The German Army, Air Force and Police used the Double Playfair system as a medium-grade cipher in WWII, but as they had broken the cipher early in WWI, they adapted it by introducing a second square from which the second letter of each bigram was selected, and dispensed with the keyword, placing the letters in random order. But with the German fondness for ‘pro forma’ messages, they were broken at Bletchley Park. Messages were preceded by a sequential number, and numbers were spelt out. As the German numbers 1 (eins) to twelve (zwölf) contain all but eight of the letters in the Double Playfair squares, pro forma traffic was relatively easy to break (Smith, page 74-75)

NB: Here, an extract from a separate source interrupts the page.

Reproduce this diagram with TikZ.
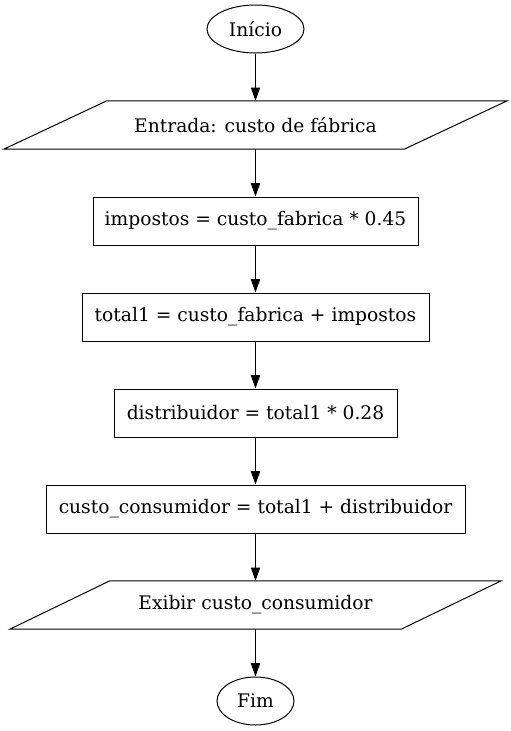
\documentclass[tikz,border=0pt]{standalone}
\usepackage{fontspec}
\setmainfont{DejaVu Serif}
\usetikzlibrary{arrows.meta,shapes.geometric}
\begin{document}
\begin{tikzpicture}[x=1pt,y=-1pt,
  every node/.style={font=\fontsize{18.67}{22}\selectfont, inner sep=0pt},
  lineall/.style={line width=1pt, draw=black},
  term/.style={ellipse, lineall, minimum height=48pt},
  procbox/.style={rectangle, lineall, minimum height=48pt},
  iobox/.style={rectangle, minimum height=48pt},
  conn/.style={lineall, -{Triangle[length=13.3pt,width=9.3pt]}}
]
\useasboundingbox (0,0) rectangle (511,731);
\node[term, minimum width=97pt] (inicio) at (255.5,29) {Início};
\node[iobox, minimum width=400pt] (entrada) at (255.5,125) {Entrada: custo de fábrica};
\draw[lineall] ([xshift=51.5pt]entrada.north west) -- ([xshift=51.5pt]entrada.north east)
  -- ([xshift=-51.5pt]entrada.south east) -- ([xshift=-51.5pt]entrada.south west) -- cycle;
\node[procbox, minimum width=325pt] (b1) at (255.5,221) {impostos = custo\_fabrica * 0.45};
\node[procbox, minimum width=347pt] (b2) at (255.5,317) {total1 = custo\_fabrica + impostos};
\node[procbox, minimum width=283pt] (b3) at (255.5,413) {distribuidor = total1 * 0.28};
\node[procbox, minimum width=419pt] (b4) at (255.5,509) {custo\_consumidor = total1 + distribuidor};
\node[iobox, minimum width=391pt] (exibir) at (255.5,605) {Exibir custo\_consumidor};
\draw[lineall] ([xshift=50pt]exibir.north west) -- ([xshift=50pt]exibir.north east)
  -- ([xshift=-50pt]exibir.south east) -- ([xshift=-50pt]exibir.south west) -- cycle;
\node[term, minimum width=77pt] (fim) at (255.5,701) {Fim};
\draw[conn] (inicio) -- (entrada.north);
\draw[conn] (entrada.south) -- (b1);
\draw[conn] (b1) -- (b2);
\draw[conn] (b2) -- (b3);
\draw[conn] (b3) -- (b4);
\draw[conn] (b4) -- (exibir.north);
\draw[conn] (exibir.south) -- (fim);
\end{tikzpicture}
\end{document}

[edit] The Playfair cipher in modern crosswords
Advanced thematic cryptic crosswords like The Listener Crossword (published in the Saturday edition of The Times (UK) newspaper) often incorporate Playfair ciphers. Normally between 4 and 6 answers have to be entered into the grid in code, and the Playfair keyphrase is thematically significant to the final solution. The cipher lends itself well to crossword puzzles, because the plaintext is found by solving one set of clues, while the ciphertext is found by solving others. Solvers can then construct the key table by pairing the digraphs (it is sometimes possible to guess the keyword, but never necessary). The Playfair cipher is more difficult and more rewarding to decrypt than monoalphabetic ciphers, and easier to explain and use than other polyalphabetic ciphers.
Use of the Playfair cipher is generally explained as part of the preamble to the crossword. This levels the playing field for those solvers who have not come across the cipher previously. But the way the cipher is used is always the same. The 25-letter alphabet used always contains Q and has I and J coinciding. The key table is always filled row by row.
[edit] In popular culture
- The novel Have His Carcase by Dorothy L. Sayers gives a blow-by-blow account of the cracking of a Playfair cipher.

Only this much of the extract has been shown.